"Se da el caso de un hombre solo y sin sucesor, que no tiene ni hijo ni hermano; pero no cesa de todo su duro trabajo, ni sus ojos se sacian de riquezas, ni se pregunta: ¿Para quién me afano yo, privando a mi alma del bienestar?
También esto es vanidad y penosa tarea" (Eclesiastés 4:8).
La codicia no solo hace daño al alma sino que también arruina el cuerpo. Es tanto el afán del codicioso que luego no le queda vida ni vigor para las cosas espirituales, y esto aumenta su incredulidad y dureza de corazón.
El mundo lo chupa y lo deja en un estado tal que Dios y la religión pierden el interés de su corazón, en vano se atribula a sí mismo.
El caso se agrava si consideramos cual será el final de sus posesiones: "Hay quienes reparten, y les es añadido más; y hay quienes retienen indebidamente, sólo para acabar en escasez" (Proverbios 11:24).
Esta codicia en guardar es solo apariencia. El codicioso se hace sordo por causa de sus posesiones pues se niega a oír el clamor de los que están en necesidad; un deber que el cristianismo exhorta a los hombres, ayudar a los necesitados: "Vended vuestros bienes y dad ofrendas de misericordia. Haceos bolsas que no se envejecen, un tesoro inagotable en los cielos, donde no se acerca el ladrón, ni la polilla destruye" (Lucas 12:33). Ayudar al necesitado es una obra de bien tan excelente que Dios no solo manda a dar de nuestros ingresos, sino que es de alta piedad vender nuestros bienes para aliviar al pobre.
La codicia impulsa a cerrar el corazón y acortar el brazo para no dar, contamina el corazón, dar lo purifica ya que Cristo hablando a los fariseos, les dice: "Pero dad con misericordia de las cosas que están dentro, y he aquí, todas las cosas os serán limpias" (Lucas 11:41). La generosidad trae bendición porque purga el corazón de aquello que lo mancha.
La codicia es también causa de apostasía espiritual. Fue el pecado por el cual Demas se apartó de la fe: "Porque Demas me ha desamparado, habiendo amado el mundo presente" (2Timoteo 4:10). Deseo por las cosas de este mundo le hizo negar la fe en Cristo.
El amor por las cosas temporales aumenta nuestros dolores cuando las perdemos ya que el dolor, por lo general, es una manifestación de amor, considere este ejemplo: "Y dijo: ¿Dónde le habéis puesto? Le dijeron: Señor, ven y ve. Jesús lloró. Dijeron entonces los judíos: Mirad como le amaba" (Juan 11:34).
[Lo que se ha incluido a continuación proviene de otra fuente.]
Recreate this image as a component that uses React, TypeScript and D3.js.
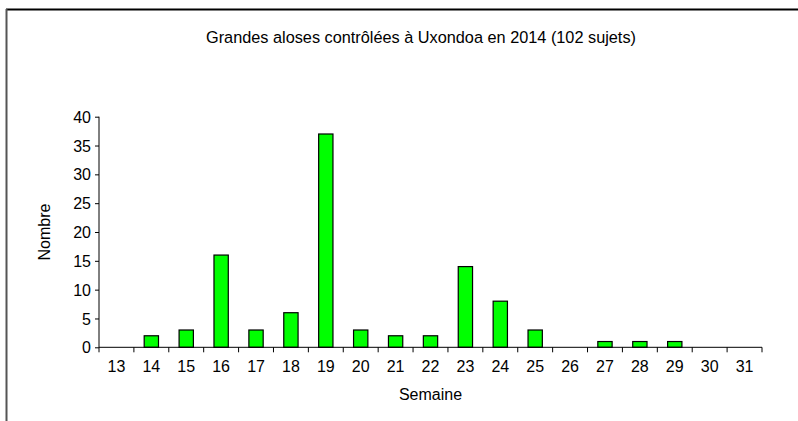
import React, { useEffect, useRef } from 'react'
import * as d3 from 'd3'

const weeks = ['13', '14', '15', '16', '17', '18', '19', '20', '21', '22', '23', '24', '25', '26', '27', '28', '29', '30', '31']
const counts = [0, 2, 3, 16, 3, 6, 37, 3, 2, 2, 14, 8, 3, 0, 1, 1, 1, 0, 0]
const yTicks = [0, 5, 10, 15, 20, 25, 30, 35, 40]

const title = 'Grandes aloses contrôlées à Uxondoa en 2014 (102 sujets)'
const xLabel = 'Semaine'
const yLabel = 'Nombre'

const W = 798
const H = 421
const margin = { left: 99, right: 36, top: 116.7, bottom: 73.7 }
const font = '"Liberation Sans", Arial, sans-serif'

const App = (): JSX.Element => {
  const ref = useRef<SVGSVGElement>(null)

  useEffect(() => {
    const svg = d3.select(ref.current)
    svg.selectAll('*').remove()

    const innerW = W - margin.left - margin.right
    const innerH = H - margin.top - margin.bottom

    // outer frame (cut off on the right and bottom)
    svg
      .append('line')
      .attr('x1', 6).attr('x2', W).attr('y1', 9.5).attr('y2', 9.5)
      .attr('stroke', '#000').attr('stroke-width', 2)
    svg
      .append('line')
      .attr('x1', 6.5).attr('x2', 6.5).attr('y1', 9).attr('y2', H)
      .attr('stroke', '#555').attr('stroke-width', 2)

    svg
      .append('text')
      .attr('x', 421)
      .attr('y', 43)
      .attr('text-anchor', 'middle')
      .attr('font-family', font)
      .attr('font-size', 16.3)
      .attr('fill', '#000')
      .text(title)

    const g = svg
      .append('g')
      .attr('transform', 'translate(' + margin.left + ',' + margin.top + ')')

    const x = d3.scaleBand<string>().domain(weeks).range([0, innerW]).paddingInner(0.59).paddingOuter(0.295)
    const xb = d3.scaleBand<string>().domain(weeks).range([0, innerW])
    const y = d3.scaleLinear().domain([0, 40]).range([innerH, 0])

    // y axis
    g.append('g').call(gg => {
      gg.call(d3.axisLeft(y).tickValues(yTicks).tickSize(4).tickPadding(4))
      gg.select('.domain').attr('stroke', '#000').attr('d', 'M0,' + innerH + 'V0')
      gg.selectAll('.tick line').attr('stroke', '#000')
      gg.selectAll('.tick text')
        .attr('font-family', font)
        .attr('font-size', 16)
        .attr('fill', '#000')
        .attr('dy', '0.35em')
    })

    // bars
    g.selectAll('rect.bar')
      .data(counts)
      .join('rect')
      .attr('class', 'bar')
      .attr('x', (_d, i) => x(weeks[i]) as number)
      .attr('width', x.bandwidth())
      .attr('y', d => y(d))
      .attr('height', d => innerH - y(d))
      .attr('fill', '#00ff00')
      .attr('stroke', '#000')
      .attr('stroke-width', 1.2)
      .style('display', d => (d > 0 ? null : 'none'))

    // x axis
    const xAxisG = g.append('g').attr('transform', 'translate(0,' + innerH + ')')
    xAxisG
      .append('line')
      .attr('x1', 0).attr('x2', innerW).attr('y1', 0).attr('y2', 0)
      .attr('stroke', '#000')
    const bounds = [...weeks.map(w => xb(w) as number), innerW]
    xAxisG
      .selectAll('line.tk')
      .data(bounds)
      .join('line')
      .attr('class', 'tk')
      .attr('x1', d => d).attr('x2', d => d)
      .attr('y1', 0).attr('y2', 5)
      .attr('stroke', '#000')
    xAxisG
      .selectAll('text.lbl')
      .data(weeks)
      .join('text')
      .attr('class', 'lbl')
      .attr('x', d => (xb(d) as number) + xb.bandwidth() / 2)
      .attr('y', 25)
      .attr('text-anchor', 'middle')
      .attr('font-family', font)
      .attr('font-size', 16)
      .attr('fill', '#000')
      .text(d => d)

    g.append('text')
      .attr('x', innerW / 2)
      .attr('y', innerH + 53)
      .attr('text-anchor', 'middle')
      .attr('font-family', font)
      .attr('font-size', 16)
      .attr('fill', '#000')
      .text(xLabel)

    g.append('text')
      .attr('transform', 'translate(' + -49 + ',' + innerH / 2 + ') rotate(-90)')
      .attr('text-anchor', 'middle')
      .attr('font-family', font)
      .attr('font-size', 16)
      .attr('fill', '#000')
      .text(yLabel)
  }, [])

  return (
    <svg
      ref={ref}
      width={W}
      height={H}
      style={{ position: 'absolute', left: 0, top: 0, background: '#fff' }}
    />
  )
}

export default App
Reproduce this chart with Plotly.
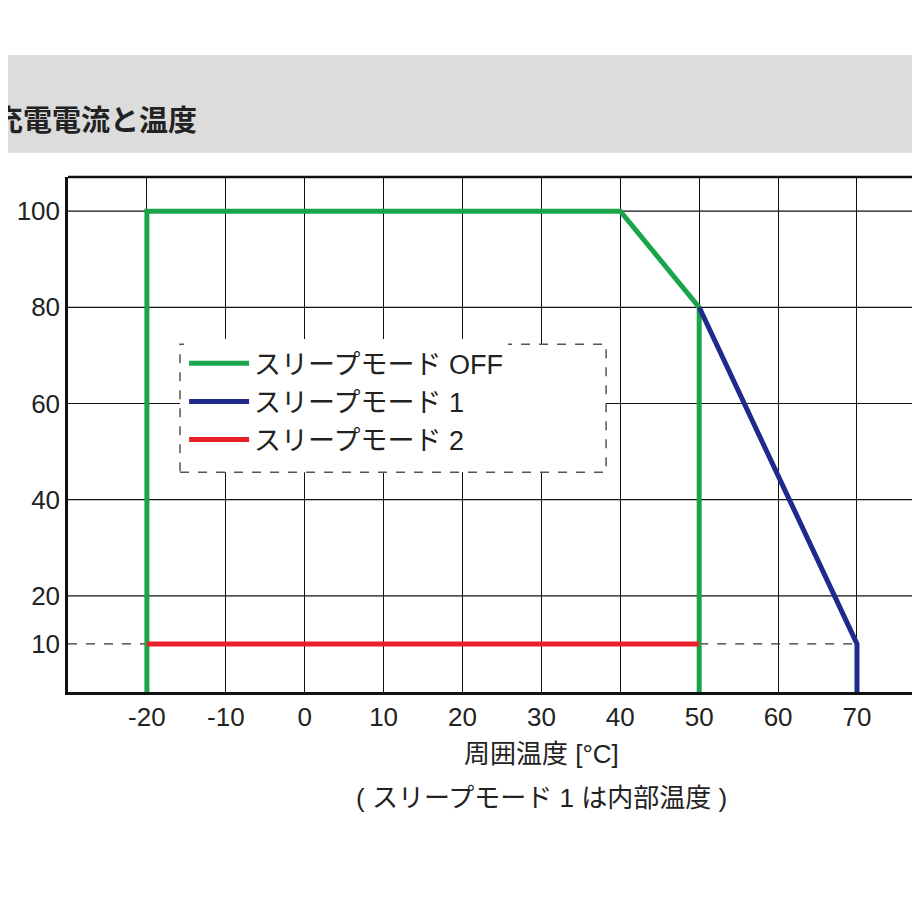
import plotly.graph_objects as go

off_x = [-20, -20, 40, 50, 50]
off_y = [0, 100, 100, 80, 0]
m1_x = [50, 70, 70]
m1_y = [80, 10, 0]
m2_x = [-20, 50]
m2_y = [10, 10]
xticks = [-20, -10, 0, 10, 20, 30, 40, 50, 60, 70]
xtick_text = ["-20", "-10", "0", "10", "20", "30", "40", "50", "60", "70"]
yticks = [10, 20, 40, 60, 80, 100]
font = "Liberation Sans, Noto Sans CJK JP"

fig = go.Figure()
fig.add_trace(go.Scatter(x=[-30, -20], y=[10, 10], mode="lines", line=dict(color="#333", width=1.2, dash="dash"), showlegend=False))
fig.add_trace(go.Scatter(x=[50, 70], y=[10, 10], mode="lines", line=dict(color="#333", width=1.2, dash="dash"), showlegend=False))
fig.add_trace(go.Scatter(x=off_x, y=off_y, mode="lines", name="スリープモード OFF", line=dict(color="#1aa54b", width=5)))
fig.add_trace(go.Scatter(x=m1_x, y=m1_y, mode="lines", name="スリープモード 1", line=dict(color="#1f2a8c", width=5)))
fig.add_trace(go.Scatter(x=m2_x, y=m2_y, mode="lines", name="スリープモード 2", line=dict(color="#e8202a", width=5)))

fig.update_layout(
    width=920, height=920, margin=dict(l=60, r=0, t=169, b=236),
    plot_bgcolor="white", paper_bgcolor="white",
    font=dict(family=font, size=26, color="#222"),
    xaxis=dict(range=[-30, 79], tickvals=xticks, ticktext=xtick_text, showgrid=True, gridcolor="#111", gridwidth=1.2,
               showline=True, linecolor="#111", linewidth=2.5, zeroline=False, ticks="", ticklen=0),
    yaxis=dict(range=[0, 107.1], tickvals=yticks, showgrid=False,
               showline=True, linecolor="#111", linewidth=2.5, zeroline=False, ticks=""),
    legend=dict(x=0.135, y=0.685, xanchor="left", yanchor="top", bgcolor="rgba(255,255,255,1)",
                font=dict(size=27, color="#222"), itemwidth=60, tracegroupgap=0),
    showlegend=True,
)
for v in [20, 40, 60, 80, 100]:
    fig.add_shape(type="line", xref="paper", yref="y", x0=0, x1=1, y0=v, y1=v, line=dict(color="#111", width=1.2), layer="below")
fig.add_shape(type="line", xref="paper", yref="paper", x0=0, x1=1, y0=1, y1=1, line=dict(color="#111", width=2.5))
fig.add_shape(type="rect", xref="x", yref="y", x0=-15.8, x1=38.2, y0=45.7, y1=72.3,
              line=dict(color="#555", width=1.5, dash="dash"), fillcolor="white", layer="above")
fig.add_shape(type="rect", xref="paper", yref="paper", x0=-0.1, x1=1.1, y0=1.237, y1=1.047,
              line=dict(width=0), fillcolor="#dcdcdc")
fig.add_annotation(text="<b>充電電流と温度</b>", xref="paper", yref="paper", x=-0.088, y=1.144, xanchor="left",
                   showarrow=False, font=dict(size=29, color="#222"))
fig.add_annotation(text="周囲温度 [°C]", xref="x", yref="paper", x=30, y=-0.12, yanchor="middle",
                   showarrow=False, font=dict(size=26))
fig.add_annotation(text="( スリープモード 1 は内部温度 )", xref="x", yref="paper", x=30, y=-0.205, yanchor="middle",
                   showarrow=False, font=dict(size=26))
fig.write_html("out.html")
La raíz de toda turbación de espíritu descansa en tener afectos inmoderados por la cosas temporales.
Contra este pecado tengamos doble guarda, porque muchos otros pecados son fácilmente descubiertos, pero éste es secreto; constantemente obra contra el alma, y siempre nos quedaremos cortos para ver la profundidad de su maldad. Oremos, pues, con santo fervor: que Dios nos ayude.